§ Given exercise
Could you retype the lines below, starting at the line holding "What matplotlib code" and stopping at the line holding "0.039', fontsize=15.5, va='center')", inclusive? Copy them exactly and drop the images.

-- Record list start --

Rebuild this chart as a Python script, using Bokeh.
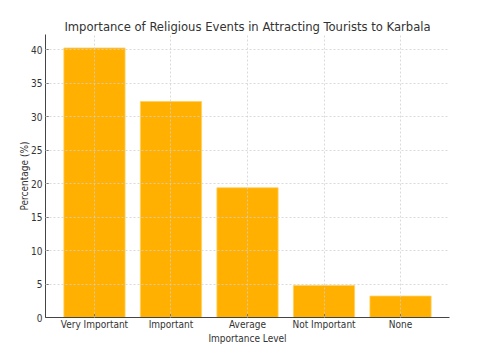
from bokeh.plotting import figure
from bokeh.models import Range1d, FixedTicker
from bokeh.embed import file_html
from bokeh.resources import INLINE

categories = ["Very Important", "Important", "Average", "Not Important", "None"]
values = [40.3, 32.3, 19.4, 4.8, 3.2]
y_ticks = [0, 5, 10, 15, 20, 25, 30, 35, 40]

xs = list(range(len(categories)))
FONT = "DejaVu Sans Condensed, DejaVu Sans"

p = figure(width=472, height=346, output_backend="svg", toolbar_location=None,
           title="Importance of Religious Events in Attracting Tourists to Karbala",
           x_range=Range1d(-0.64, len(categories) - 1 + 0.64),
           y_range=Range1d(0, max(values) * 1.05),
           min_border_left=45, min_border_right=23, min_border_top=34, min_border_bottom=29)

p.vbar(x=xs, top=values, width=0.8, fill_color="#FFB000", line_color="#FFD060", line_width=0.8)

p.title.align = "center"
p.title.text_font = FONT
p.title.text_font_style = "normal"
p.title.text_font_size = "12.9px"
p.title.text_color = "#333333"
p.title.offset = 0
p.title.standoff = 2

p.xaxis.ticker = FixedTicker(ticks=xs)
p.xaxis.major_label_overrides = {i: c for i, c in enumerate(categories)}
p.yaxis.ticker = FixedTicker(ticks=y_ticks)
p.xaxis.axis_label = "Importance Level"
p.yaxis.axis_label = "Percentage (%)"

for ax in (p.xaxis, p.yaxis):
    ax.major_label_text_font = FONT
    ax.major_label_text_font_size = "10px"
    ax.major_label_text_color = "#333333"
    ax.axis_label_text_font = FONT
    ax.axis_label_text_font_size = "10px"
    ax.axis_label_text_font_style = "normal"
    ax.axis_label_text_color = "#333333"
    ax.axis_line_color = "#444444"
    ax.axis_line_width = 1
    ax.major_tick_in = 3
    ax.major_tick_out = 0
    ax.major_tick_line_color = "#444444"
    ax.minor_tick_line_color = None

p.xaxis.major_label_standoff = 1
p.xaxis.axis_label_standoff = 0
p.yaxis.major_label_standoff = 3
p.yaxis.axis_label_standoff = -2

p.grid.grid_line_color = "#d0d0d0"
p.grid.grid_line_dash = "2 2"
p.grid.grid_line_width = 0.8
p.grid.level = "overlay"
p.outline_line_color = None
p.background_fill_color = "white"
p.border_fill_color = "white"

open("out.html", "w").write(file_html(p, INLINE))
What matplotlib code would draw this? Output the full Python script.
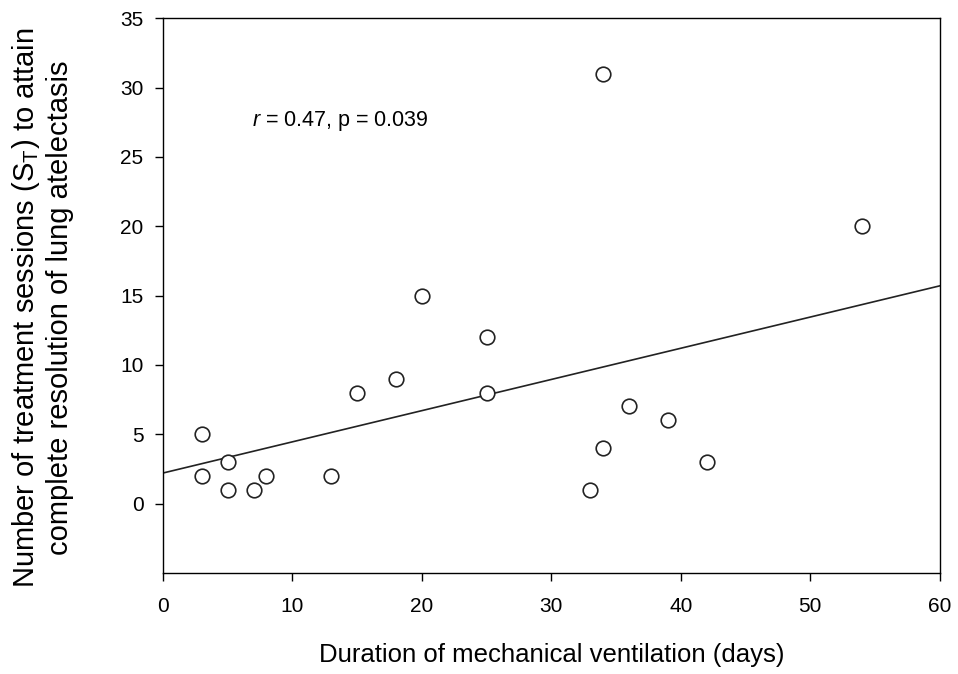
import numpy as np
import matplotlib.pyplot as plt

plt.rcParams['font.family'] = ['Liberation Sans', 'DejaVu Sans']
plt.rcParams['mathtext.fontset'] = 'custom'
plt.rcParams['mathtext.rm'] = 'Liberation Sans'
plt.rcParams['mathtext.it'] = 'Liberation Sans:italic'

# duration of mechanical ventilation (days) vs sessions to resolution
days = [3, 3, 5, 5, 7, 8, 13, 15, 18, 20, 25, 25, 33, 34, 34, 36, 39, 42, 54]
sessions = [5, 2, 3, 1, 1, 2, 2, 8, 9, 15, 12, 8, 1, 31, 4, 7, 6, 3, 20]
# regression line as printed
icpt = 2.2
slope = 0.225

fig = plt.figure(figsize=(9.58, 6.74), dpi=100)
ax = fig.add_axes([0.170, 0.150, 0.811, 0.823])

xl = np.array([0, 60])
ax.plot(xl, icpt + slope * xl, color='#222222', lw=1.2)
ax.plot(days, sessions, 'o', mfc='white', mec='#222222', ms=10.5, mew=1.2)

ax.text(6.9, 27.6, '$\\it{r}$ = 0.47, p = 0.039', fontsize=15.5, va='center')

ax.set_xlim(0, 60)
ax.set_ylim(-5, 35)
ax.set_xticks(range(0, 61, 10))
ax.set_yticks(range(0, 36, 5))
ax.tick_params(direction='out', length=6, labelsize=15, width=1)
ax.tick_params(axis='x', pad=11)
ax.tick_params(axis='y', pad=8)
for s in ax.spines.values():
    s.set_linewidth(1)

fig.text(552 / 958, 0.028, 'Duration of mechanical ventilation (days)',
         fontsize=18.5, ha='center', va='center')
fig.text(42 / 958, 0.544,
         'Number of treatment sessions (S$_\\mathregular{T}$) to attain\ncomplete resolution of lung atelectasis',
         fontsize=21, rotation=90, ha='center', va='center', multialignment='center',
         linespacing=1.15)

fig.savefig('out.png', dpi=100)
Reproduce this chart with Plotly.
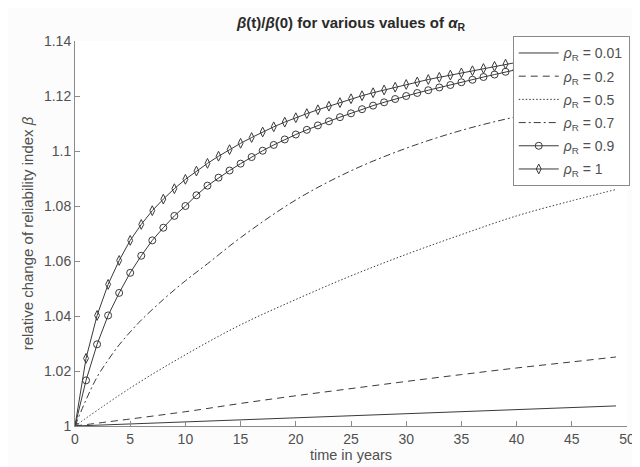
import plotly.graph_objects as go

# ---- data ----
years = list(range(0, 50))

# rho_R = 1 (diamonds), offsets above 1
rho_1 = [0.0, 0.0246, 0.0402, 0.0515, 0.0602, 0.0675, 0.0733, 0.0783, 0.0825, 0.0863,
         0.0897, 0.0927, 0.0955, 0.0981, 0.1005, 0.1028, 0.1049, 0.1069, 0.1088, 0.1105,
         0.1121, 0.1136, 0.1150, 0.1163, 0.1176, 0.1190, 0.1201, 0.1212, 0.1222, 0.1232,
         0.1242, 0.1251, 0.1260, 0.1268, 0.1276, 0.1284, 0.1292, 0.1300, 0.1308, 0.1316,
         0.1323, 0.1330, 0.1337, 0.1344, 0.1350, 0.1356, 0.1362, 0.1368, 0.1374, 0.1379]

# rho_R = 0.9 (circles)
rho_09 = [0.0, 0.0166, 0.0297, 0.0402, 0.0484, 0.0557, 0.0619, 0.0675, 0.0721, 0.0764,
          0.0800, 0.0839, 0.0874, 0.0903, 0.0929, 0.0954, 0.0978, 0.1001, 0.1022, 0.1042,
          0.1060, 0.1077, 0.1093, 0.1108, 0.1123, 0.1137, 0.1152, 0.1165, 0.1177, 0.1189,
          0.1200, 0.1211, 0.1221, 0.1231, 0.1240, 0.1250, 0.1259, 0.1269, 0.1278, 0.1288,
          0.1296, 0.1304, 0.1312, 0.1320, 0.1327, 0.1334, 0.1341, 0.1348, 0.1355, 0.1361]

# rho_R = 0.7 (dash-dot)
t_07 = [0, 1, 2, 3, 4, 5, 6, 8, 10, 12, 15, 20, 25, 30, 35, 40, 45, 49]
rho_07 = [0.0, 0.0095, 0.0178, 0.0240, 0.0295, 0.0342, 0.0385, 0.0460, 0.0528, 0.0590,
          0.0685, 0.0822, 0.0928, 0.1010, 0.1075, 0.1125, 0.1165, 0.1192]

# rho_R = 0.5 (dotted)
t_05 = [0, 5, 10, 15, 20, 25, 30, 35, 40, 45, 49]
rho_05 = [0.0, 0.0138, 0.0259, 0.0368, 0.0460, 0.0546, 0.0624, 0.0696, 0.0764, 0.0819, 0.0860]

# rho_R = 0.2 (dashed)
t_02 = [0, 10, 15, 20, 25, 30, 35, 40, 45, 49]
rho_02 = [0.0, 0.0052, 0.0082, 0.0110, 0.0136, 0.0162, 0.0187, 0.0211, 0.0233, 0.0251]

# rho_R = 0.01 (solid)
t_001 = [0, 10, 20, 30, 40, 49]
rho_001 = [0.0, 0.0015, 0.0030, 0.0045, 0.0060, 0.0073]

x_ticks = [0, 5, 10, 15, 20, 25, 30, 35, 40, 45, 50]
x_tick_labels = ["0", "5", "10", "15", "20", "25", "30", "35", "40", "45", "50"]
y_ticks = [1.0, 1.02, 1.04, 1.06, 1.08, 1.1, 1.12, 1.14]
y_tick_labels = ["1", "1.02", "1.04", "1.06", "1.08", "1.1", "1.12", "1.14"]

names = ["<i>ρ</i><sub>R</sub> = 0.01", "<i>ρ</i><sub>R</sub> = 0.2", "<i>ρ</i><sub>R</sub> = 0.5",
         "<i>ρ</i><sub>R</sub> = 0.7", "<i>ρ</i><sub>R</sub> = 0.9", "<i>ρ</i><sub>R</sub> = 1"]

LINE = "#3a3a3a"
AX = "#8a8a8a"
TXT = "#505050"
FONT = "Liberation Sans, Arial, Helvetica, sans-serif"

fig = go.Figure()

def add(x, y, name, group, dash="solid", symbol=None, spline=False):
    kw = {}
    if symbol:
        mode = "lines+markers"
        kw["marker"] = dict(symbol=symbol, size=7, color=LINE,
                            line=dict(color=LINE, width=1))
    else:
        mode = "lines"
    fig.add_trace(go.Scatter(
        x=x, y=[1 + v for v in y], name=name, mode=mode, legendgroup=group,
        line=dict(color=LINE, width=1, dash=dash,
                  shape="spline" if spline else "linear"),
        **kw))

add(t_001, rho_001, names[0], "a")
add(t_02, rho_02, names[1], "b", dash="7px,5px", spline=True)
add(t_05, rho_05, names[2], "c", dash="1.5px,2px", spline=True)
add(t_07, rho_07, names[3], "d", dash="7px,3px,2px,3px", spline=True)
add(years, rho_09, names[4], "e", symbol="circle-open")
add(years, rho_1, names[5], "f", symbol="diamond-tall-open")

fig.update_layout(
    width=640, height=467,
    margin=dict(l=67, r=21, t=33, b=49),
    paper_bgcolor="#fcfcfc",
    plot_bgcolor="#ffffff",
    font=dict(family=FONT, size=13, color=TXT),
    title=dict(text="<b><i>β</i>(t)/<i>β</i>(0) for various values of <i>α</i><sub>R</sub></b>",
               x=(67 + 619) / 2 / 640, xanchor="center", y=1 - 15 / 467, yanchor="middle",
               font=dict(size=15, color="#2a2a2a")),
    showlegend=True,
    legend=dict(x=0.793, y=1.012, xanchor="left", yanchor="top",
                bgcolor="#ffffff", bordercolor="#8a8a8a", borderwidth=1,
                font=dict(size=14, color=TXT), itemwidth=40,
                tracegroupgap=2),
    xaxis=dict(range=[0, 50], tickvals=x_ticks, ticktext=x_tick_labels,
               showgrid=False, zeroline=False, showline=True, linecolor=AX, linewidth=1,
               ticks="inside", ticklen=5, tickcolor=AX,
               tickfont=dict(size=14, color=TXT),
               title=dict(text="time in years", font=dict(size=14.5, color=TXT), standoff=3)),
    yaxis=dict(range=[1, 1.14], tickvals=y_ticks, ticktext=y_tick_labels,
               showgrid=False, zeroline=False, showline=True, linecolor=AX, linewidth=1,
               ticks="inside", ticklen=5, tickcolor=AX,
               tickfont=dict(size=14, color=TXT),
               title=dict(text="relative change of reliability index <i>β</i>",
                          font=dict(size=15, color=TXT), standoff=6)),
)

fig.write_html("out.html")
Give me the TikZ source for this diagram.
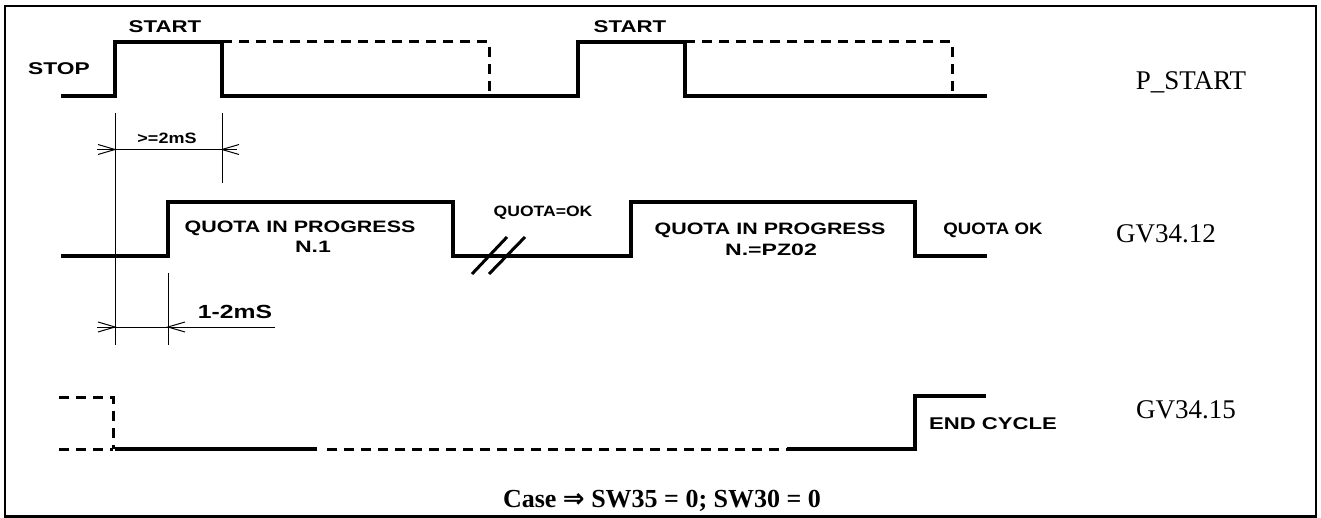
\documentclass[tikz,border=0pt]{standalone}
\usepackage{fontspec}
\setmainfont{Liberation Serif}
\setsansfont{Liberation Sans}
\newfontfamily\djv{DejaVu Sans}
\newcommand{\stx}[3]{\scalebox{#2}[1]{\fontsize{#1}{#1}\selectfont\sffamily\bfseries #3}}
\newcommand{\srf}[1]{{\fontsize{27}{27}\selectfont #1}}
\begin{document}
\begin{tikzpicture}[x=1pt,y=-1pt,
  wave/.style={line width=3.6pt, line join=miter},
  dashw/.style={line width=3pt, dash pattern=on 10pt off 7pt},
  dim/.style={line width=1pt},
  lab/.style={inner sep=0pt, anchor=base}]
\useasboundingbox (0,0) rectangle (1321,518);
\draw[line width=2.2pt] (5,6) rectangle (1316,516.5);

% P_START waveform
\draw[wave] (61,96) -- (115,96) -- (115,42) -- (222,42) -- (222,96) -- (578,96) -- (578,42) -- (685,42) -- (685,96) -- (987,96);
\draw[dashw] (222,42) -- (489,42) -- (489,96);
\draw[dashw] (685,42) -- (952,42) -- (952,96);

% GV34.12 waveform
\draw[wave] (61,256) -- (168,256) -- (168,202) -- (453,202) -- (453,256) -- (631,256) -- (631,202) -- (915,202) -- (915,256) -- (987,256);
\draw[line width=3pt] (472,274) -- (507,237);
\draw[line width=3pt] (489,274) -- (525,237);

% GV34.15 waveform
\draw[dashw] (59,397) -- (113,397) -- (113,449);
\draw[dashw] (59,449) -- (113,449);
\draw[wave] (115,449) -- (317,449);
\draw[dashw] (327,449) -- (787,449);
\draw[wave] (787,449) -- (915,449) -- (915,396) -- (986,396);

% dimension lines
\draw[dim] (115,113) -- (115,345);
\draw[dim] (222,113) -- (222,183);
\draw[dim] (168,273) -- (168,345);
\draw[dim] (97,149.5) -- (237,149.5);
\draw[dim] (98,144.5) -- (115,149.5) -- (98,154.5);
\draw[dim] (239,144.5) -- (222,149.5) -- (239,154.5);
\draw[dim] (97,327) -- (275,327);
\draw[dim] (98,322) -- (115,327) -- (98,332);
\draw[dim] (185,322) -- (168,327) -- (185,332);

% labels
\node[lab] (start1) at (165,33) {\stx{17}{1.31}{START}};
\node[lab] (start2) at (630,33) {\stx{17}{1.31}{START}};
\node[lab] (stop) at (59,75) {\stx{17}{1.34}{STOP}};
\node[lab] (pstart) at (1191,90) {\srf{P\_START}};
\node[lab] (t2ms) at (167,144) {\stx{15}{1.2}{>=2mS}};
\node[lab] (qip1) at (300,233) {\stx{16.5}{1.3}{QUOTA IN PROGRESS}};
\node[lab] (n1) at (313,253) {\stx{16.5}{1.4}{N.1}};
\node[lab] (qok1) at (543,217) {\stx{15}{1.17}{QUOTA=OK}};
\node[lab] (qip2) at (770,235) {\stx{16.5}{1.3}{QUOTA IN PROGRESS}};
\node[lab] (n2) at (771,256) {\stx{16.5}{1.4}{N.=PZ02}};
\node[lab] (qok2) at (993,235) {\stx{16.5}{1.13}{QUOTA OK}};
\node[lab] (gv12) at (1166,243) {\srf{GV34.12}};
\node[lab] (t12ms) at (235,319) {\stx{19}{1.3}{1-2mS}};
\node[lab] (endc) at (993,429) {\stx{17}{1.3}{END CYCLE}};
\node[lab] (gv15) at (1186,418) {\srf{GV34.15}};
\node[lab] (caption) at (662,507) {\fontsize{26}{26}\selectfont\bfseries Case {\djv ⇒} SW35 = 0; SW30 = 0};
\end{tikzpicture}
\end{document}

-- Record list end --

§ Completed task
What matplotlib code would draw this? Output the full Python script.
import numpy as np
import matplotlib.pyplot as plt

plt.rcParams['font.family'] = ['Liberation Sans', 'DejaVu Sans']
plt.rcParams['mathtext.fontset'] = 'custom'
plt.rcParams['mathtext.rm'] = 'Liberation Sans'
plt.rcParams['mathtext.it'] = 'Liberation Sans:italic'

# duration of mechanical ventilation (days) vs sessions to resolution
days = [3, 3, 5, 5, 7, 8, 13, 15, 18, 20, 25, 25, 33, 34, 34, 36, 39, 42, 54]
sessions = [5, 2, 3, 1, 1, 2, 2, 8, 9, 15, 12, 8, 1, 31, 4, 7, 6, 3, 20]
# regression line as printed
icpt = 2.2
slope = 0.225

fig = plt.figure(figsize=(9.58, 6.74), dpi=100)
ax = fig.add_axes([0.170, 0.150, 0.811, 0.823])

xl = np.array([0, 60])
ax.plot(xl, icpt + slope * xl, color='#222222', lw=1.2)
ax.plot(days, sessions, 'o', mfc='white', mec='#222222', ms=10.5, mew=1.2)

ax.text(6.9, 27.6, '$\\it{r}$ = 0.47, p = 0.039', fontsize=15.5, va='center')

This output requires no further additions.